Big Government vs. Big Business

“There is a legitimate concern about large institutions, be they government or others, who haven’t really delivered the America everybody thought we were on our way to,” acknowledged John R. McKernan Jr., a former Maine governor who leads the U.S. Chamber of Commerce Foundation. But, he said, that fear is “totally misplaced” when it comes to the Common Core.

~~ New York Times, “Republicans See Wedge in Common Core,” April 20, 2014.

This interesting article mainly focuses on the opposition to the Common Core educational approach, which is opposed by Tea Party conservatives who want to replace public schools wholesale with privately funded schools whose curricula they can control, and by some liberal groups, such as teachers, who want to see a divorce between educational testing and onerous teacher performance evaluations.

The larger issue is growing mistrust of Big Government, and/or Big Business.

The opposition to the Common Core also captures another shift since the Bush administration: While long contemptuous of an expanding federal government, some Republican activists are growing wary of big business, too, including figures like Bill Gates, the billionaire Microsoft founder whose foundation supported the development of the standards.

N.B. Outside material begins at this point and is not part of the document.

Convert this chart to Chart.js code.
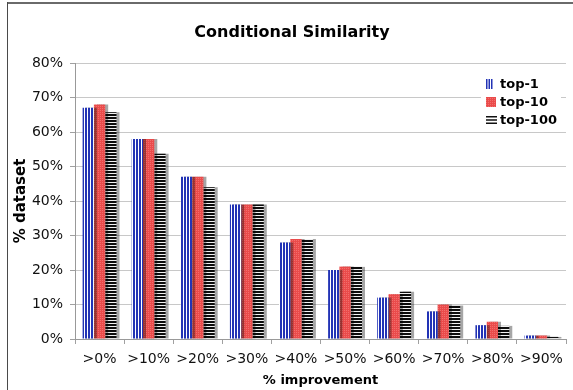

The facts of the matter are clear. Government hasn’t adequately delivered on its promises of equality, fairness, equal access, and equal opportunity for all to achieve the American Dream.

The elephant in the room here is Big Business. Somewhat arbitrarily, we can map the start of The Big Rip with the dismantling of the old Anti-trust laws, which happened, counterintuitively, in the Democratic Clinton Administration. This breached the geologist’s “angle of repose,” that steepest angle of a debris slope at which a boulder, or a massive pileup, will not slide downhill.

We’ve watched the buildup of a new breed of corporate and financial giants who dwarfed the old “military-industrial complex,” about which Eisenhower warned our nation. We saw monster rogue corporations like Enron. In 2008 we saw the established premier banking cartels of the country almost bring the country and economy to its knees, and the world with it: Chase-JP Morgan, Bank of America, Citibank, Lehman Brothers, AIG, Countrywide, almost every big name financial institution you can think of, and more that you can’t.

Recently, the right-biased Supreme Court handed down its infamous Citizens United and McCutcheon  decisions. The decision was manna from heaven for the Charles G. Koch and David H. Koch (“Mr. Coal Is Your Friend”) billionaires and their corporate empires. The Kochs can contribute half a trillion dollars to state and federal election campaigns, and I can contribute $25 annually.

The law, in its majesty, has decreed that corporations, being people, are finally able to participate equally with me and you.

Big Government has not delivered on all its promises; NO. But Big Business has delivered on its promise to dismantle democracy, freedom of speech, and the American Dream. If anybody had been listening, they’ve been warning us all along.